Detroit Boat House (cc photo by Bob Jagendorf)

Bruce Katz and Jennifer Bradley have a very interesting piece looking at successful turnarounds of dying European industrial centers and laying out a vision for making Detroit work again. A lot of this has to do with possibly wishful thinking ideas about government governance. For example, the idea that “State and federal governments should place the city’s most dysfunctional agencies in receivership as a quid pro quo for federal investment . . . [t]hese higher-level governments should also insist that the city and its suburbs end their wasteful bickering and act as one on issues that naturally cross borders, like transportation and the environment.”

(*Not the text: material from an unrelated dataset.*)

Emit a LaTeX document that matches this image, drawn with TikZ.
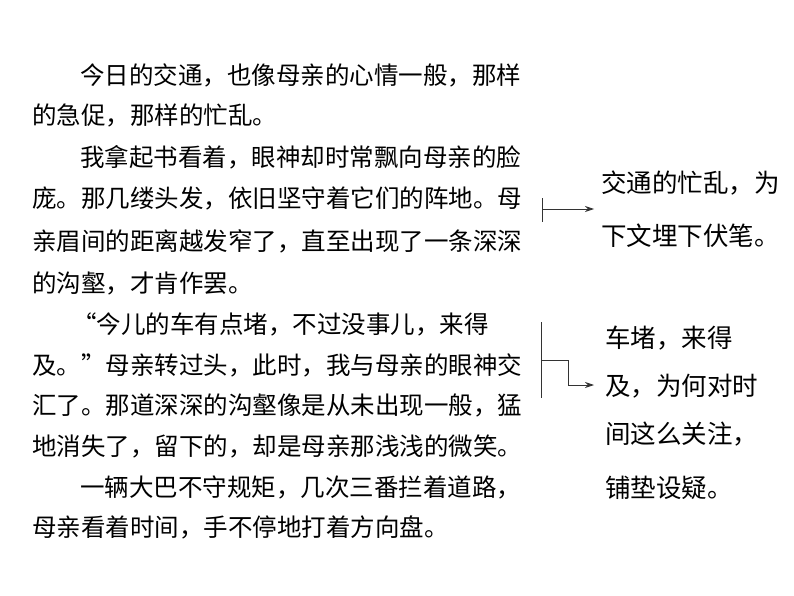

But perhaps the most interesting part just has to do with the physical state of the city itself:

Even if Detroit were to rebuild its economy, it would still face a fundamental obstacle to recovery. It is just too big for itself, with a landscape that even locals compare to postwar Dresden. Nearly one-third of the land in the city is empty or unused, and some 80,000 city homes are vacant. [...] Detroit has to change physically because it simply cannot sustain its current form. It was built for two million people, not the 900,000 that live there today. Manhattan, San Francisco, and Boston could all fit within Detroit’s 139-square-mile boundary, and there would still be 20 square miles to spare. Even more than its European counterparts, which had much less severe population losses, Detroit will have to become a different kind of city, one that challenges our idea of what a city is supposed to look like, and what happens within its boundaries.

I’m not sure how well this fits the European cases, but my sense is that one of the further challenges facing Detroit is that a healthy proportion of the remaining 900,000 are essentially too poor to move. Under the circumstances, modest amelioration of circumstances might merely lead more people to leave. Maybe large underpopulated cities like Detroit could be the locations of guest-worker programs or something? Rather than outsource low-wage industrial production to Mexican factories, bring the low-wage factory workers to Detroit where their presence would fill empty space and tax coffers while creating demand for other kinds of goods and services. Of course that would cut against everything about the way we do things in the United States so I wouldn’t count on it happening.